New value added tax (VAT) rules for online shopping came into force this week. This development comes in the context of efforts to ensure a more level playing field for all businesses, simplify cross-border e-commerce and introduce greater transparency for EU shoppers in terms of prices and choice.
The EU VAT system was last updated in 1993 and has not kept pace with the rise of international e-commerce, which has transformed the retail sector in recent years. The coronavirus pandemic has also accelerated the boom in online retailing and confirmed the need for reform to ensure that VAT due on online sales is paid to the consumer’s country. The new regulation also responds to the need to simplify life for both buyers and traders,
and will affect online sellers and marketplaces or platforms, both inside and outside the EU, postal and courier companies, customs and tax administrations, and consumers.
What is changing?
As of July 1, 2021, several aspects of the application of VAT to online sales will change, regardless of whether consumers buy from traders inside or outside the EU:
Under the current system, goods with a value of less than €22 imported into the Union by non-EU businesses are exempt from VAT. From tomorrow, this exemption will be abolished so that VAT will be applied to all goods entering the EU, as is the case for goods sold by EU companies.

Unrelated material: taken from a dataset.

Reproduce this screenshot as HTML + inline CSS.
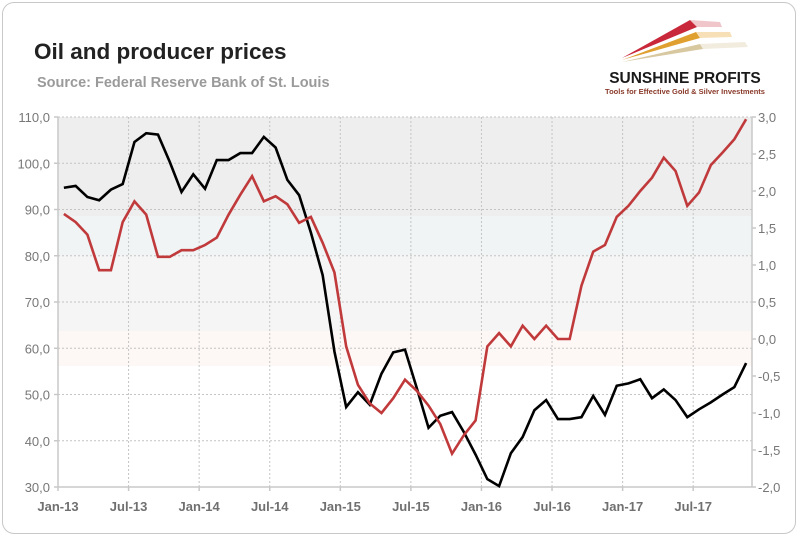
<!DOCTYPE html>
<html><head><meta charset="utf-8">
<style>
html,body{margin:0;padding:0;background:#fff;}
body{width:800px;height:538px;overflow:hidden;position:relative;font-family:"Liberation Sans",sans-serif;}
#frame{position:absolute;left:2px;top:2px;width:794px;height:532px;border:1.5px solid #c8c8c8;border-radius:12px;box-sizing:border-box;}
#title{position:absolute;left:34px;top:39px;font-size:22.5px;font-weight:bold;color:#222;}
#source{position:absolute;left:37px;top:75px;font-size:14.5px;font-weight:bold;color:#9a9a9a;}
svg{position:absolute;left:0;top:0;}
</style></head><body>
<div id="frame"></div>
<div id="title">Oil and producer prices</div>
<div id="source">Source: Federal Reserve Bank of St. Louis</div>
<svg id="chart" width="800" height="538">
  <g>
    <polygon points="622,58 690,20 697,27" fill="#c8283a"/>
    <polygon points="697,27 690,20 720,22 722,27" fill="#e8a0a8" opacity="0.6"/>
    <polygon points="622,60 696,32 700,38" fill="#e0a030"/>
    <polygon points="700,38 696,32 730,32 732,37" fill="#f2cc88" opacity="0.6"/>
    <polygon points="622,62 700,44 703,49" fill="#d8c8a0"/>
    <polygon points="703,49 700,44 745,42 748,47" fill="#ece4d0" opacity="0.7"/>
    <text x="685" y="83" text-anchor="middle" font-size="15.5" font-weight="bold" fill="#1a1a1a">SUNSHINE PROFITS</text>
    <text x="685" y="94" text-anchor="middle" font-size="7.5" font-weight="bold" fill="#8a3a2a">Tools for Effective Gold &amp; Silver Investments</text>
  </g>
</svg>
<script>
const months = ["Jan-13","Jul-13","Jan-14","Jul-14","Jan-15","Jul-15","Jan-16","Jul-16","Jan-17","Jul-17"];
const leftTicks = [30,40,50,60,70,80,90,100,110];
const rightTicks = [-2.0,-1.5,-1.0,-0.5,0.0,0.5,1.0,1.5,2.0,2.5,3.0];
const oilPrices = [94.7,95.1,92.7,92.0,94.3,95.5,104.6,106.5,106.2,100.3,93.8,97.6,94.5,100.7,100.7,102.2,102.2,105.7,103.4,96.4,93.1,85.0,75.8,59.3,47.3,50.5,47.8,54.5,59.1,59.7,51.4,42.8,45.4,46.2,41.9,37.0,31.7,30.2,37.3,40.8,46.6,48.8,44.7,44.7,45.1,49.7,45.6,51.9,52.4,53.3,49.2,51.1,48.8,45.1,46.8,48.3,50.0,51.6,56.8];
const ppiChange = [1.69,1.58,1.41,0.93,0.93,1.58,1.86,1.68,1.11,1.11,1.2,1.2,1.27,1.37,1.68,1.95,2.2,1.86,1.93,1.82,1.57,1.65,1.3,0.9,-0.1,-0.62,-0.87,-1.0,-0.8,-0.55,-0.7,-0.9,-1.15,-1.55,-1.3,-1.1,-0.1,0.08,-0.1,0.18,0.0,0.18,0.0,0.0,0.72,1.18,1.27,1.65,1.8,2.0,2.18,2.45,2.27,1.8,1.98,2.35,2.52,2.7,2.97];

const NS="http://www.w3.org/2000/svg";
const svg=document.getElementById('chart');
const X0=58,X1=752,Y0=117,Y1=487,N=59;
const step=(X1-X0)/N;
const xAt=i=>X0+(i+0.5)*step;
const yL=v=>Y1-(v-30)/80*(Y1-Y0);
const yR=v=>Y1-(v+2)/5*(Y1-Y0);
function mk(tag,attrs,parent){const e=document.createElementNS(NS,tag);for(const k in attrs)e.setAttribute(k,attrs[k]);(parent||svg).appendChild(e);return e;}

const bg=mk('g',{});


mk('rect',{x:X0,y:Y0,width:X1-X0,height:216-Y0,fill:'#eeeeee'},bg);
mk('rect',{x:X0,y:216,width:X1-X0,height:39,fill:'#f0f4f4'},bg);
mk('rect',{x:X0,y:255,width:X1-X0,height:76,fill:'#f5f5f5'},bg);
mk('rect',{x:X0,y:331,width:X1-X0,height:35,fill:'#fdf7f5'},bg);

const grid=mk('g',{stroke:'#c4c4c4','stroke-width':1,'stroke-dasharray':'2,2'});


leftTicks.forEach(v=>{ if(v>30) mk('line',{x1:X0,x2:X1,y1:yL(v),y2:yL(v)},grid);});
months.forEach((m,k)=>{ if(k>0){const x=X0+k*6*step; mk('line',{x1:x,x2:x,y1:Y0,y2:Y1},grid);} });

const ax=mk('g',{stroke:'#c8c8c8','stroke-width':1.5,fill:'none'});


mk('line',{x1:X0,x2:X0,y1:Y0,y2:Y1},ax);
mk('line',{x1:X1,x2:X1,y1:Y0,y2:Y1},ax);
mk('line',{x1:X0,x2:X1,y1:Y1,y2:Y1},ax);
leftTicks.forEach(v=>mk('line',{x1:X0-4,x2:X0,y1:yL(v),y2:yL(v)},ax));
rightTicks.forEach(v=>mk('line',{x1:X1,x2:X1+4,y1:yR(v),y2:yR(v)},ax));
months.forEach((m,k)=>{const x=X0+k*6*step; mk('line',{x1:x,x2:x,y1:Y1,y2:Y1+4},ax);});

leftTicks.forEach(v=>{
  const t=mk('text',{x:X0-8,y:yL(v)+5,'text-anchor':'end','font-size':13,fill:'#777'});
  
  
  t.textContent=v.toFixed(1).replace('.',',');
});
rightTicks.forEach(v=>{
  const t=mk('text',{x:X1+6,y:yR(v)+5,'font-size':13,fill:'#777'});
  
  
  t.textContent=v.toFixed(1).replace('.',',');
});
months.forEach((m,k)=>{
  const t=mk('text',{x:X0+k*6*step,y:Y1+24,'text-anchor':'middle','font-size':13,'font-weight':'bold',fill:'#707070'});
  
  
  t.textContent=m;
});

const pOil=mk('polyline',{points:oilPrices.map((v,i)=>xAt(i)+','+yL(v)).join(' '),fill:'none',stroke:'#000','stroke-width':2.6,'stroke-linejoin':'miter'});


const pPpi=mk('polyline',{points:ppiChange.map((v,i)=>xAt(i)+','+yR(v)).join(' '),fill:'none',stroke:'#c0393b','stroke-width':2.6,'stroke-linejoin':'miter'});


</script>
</body></html>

Studies and experience have shown that this exemption is being abused, as unscrupulous sellers from outside the EU misleadingly label shipments of goods, such as smartphones, to benefit from the exemption. This loophole allows these companies to gain an advantage over their EU competitors and costs EU public finances some €7 billion a year due to fraud, increasing the tax burden for other taxpayers.
Currently, e-commerce sellers have to have their VAT number in each member state where they have a turnover above a certain overall threshold, which varies from country to country. From July 1, these different thresholds will be replaced by a common EU threshold of EUR 10,000, above which VAT will be payable in the Member State where the goods are delivered. To simplify life for these businesses and make it easier for them to sell in other Member States, online sellers can now register on an electronic portal called “One Stop Shop”, where they can fulfill all their VAT obligations for their sales throughout the EU. This €10 000 threshold is already applicable to e-services sold online since 2019.
Instead of facing cumbersome procedures in other countries, they can register in their own Member State and in their own language. Once registered, the online retailer can declare and pay VAT on all its sales in the EU by means of a quarterly return submitted through the one-stop shop. The One-Stop-Shop will then transmit the VAT to the relevant Member State.
Similarly, the introduction of a one-stop import shop for non-EU sellers will allow them to easily register for VAT in the EU and ensure that the correct amount of VAT reaches the relevant Member State. For consumers, this brings much more transparency. When buying from a non-EU seller or platform registered at the one-stop shop, VAT should be included in the price paid to the seller, which will put an end to requests from customs or courier companies for additional payment on arrival of the goods in the country of residence, as the VAT will already have been paid.
Many companies outside the EU have already registered with the one-stop import shop, including the world’s largest online marketplaces.